The village Kyrylivka in the 1930s. Probably a school photo
The village Kyrylivka in the 1930s. Probably a school photo
photo: Archive of Marije Mychajlivny Bozhko

Marija Mychajlivna Bozhko was born on January 3, 1946 in the city Dubno in the Rivne region of western Ukraine in the then Soviet Union. Her father was of the Russian nationality and fought in the Red Army in the Finnish-Soviet War, where he was captured. He managed to escape from the captivity and after arriving in western Ukraine, he met Joana, the mother of Maria Mychajlivna, in the village of Kyrylivka. The mother was of Polish nationality, and during the Second World War, when the so-called Volhynian slaughter took place in the summer of 1943 and Poles and Ukrainians were murdered, the parents had to leave Kyrylivka and go to Dubno after one of the massacres on April 24, 1943. Marija Mychajlivna was born there shortly after the war.
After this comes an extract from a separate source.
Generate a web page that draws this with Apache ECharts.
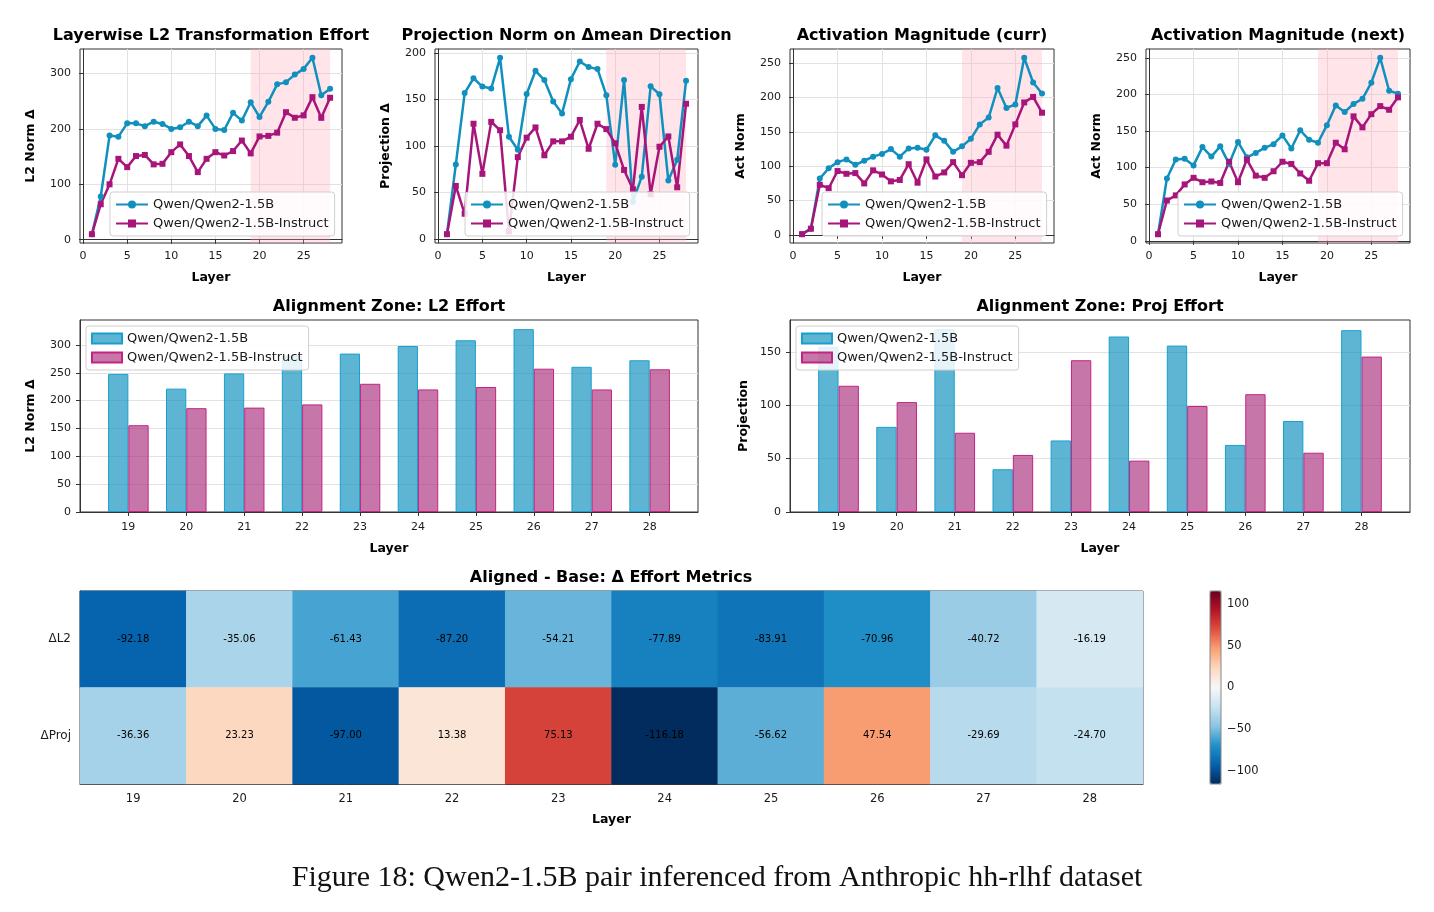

She completed a seven-years elementary school in the city, graduated from an evening school and then worked with artists, as an accountant and finally as a forewoman in a factory. Marija Mychajlivna participated in the opening of the Dubno Catholic Church in 1992 and since 1995 she has been the chairwoman of the Dubno Association of Polish Culture in Dubno, which brings together locals with Polish ancestors and those interested in Polish culture. She currently (2020) lives in Dubno in the Rivne region of western Ukraine.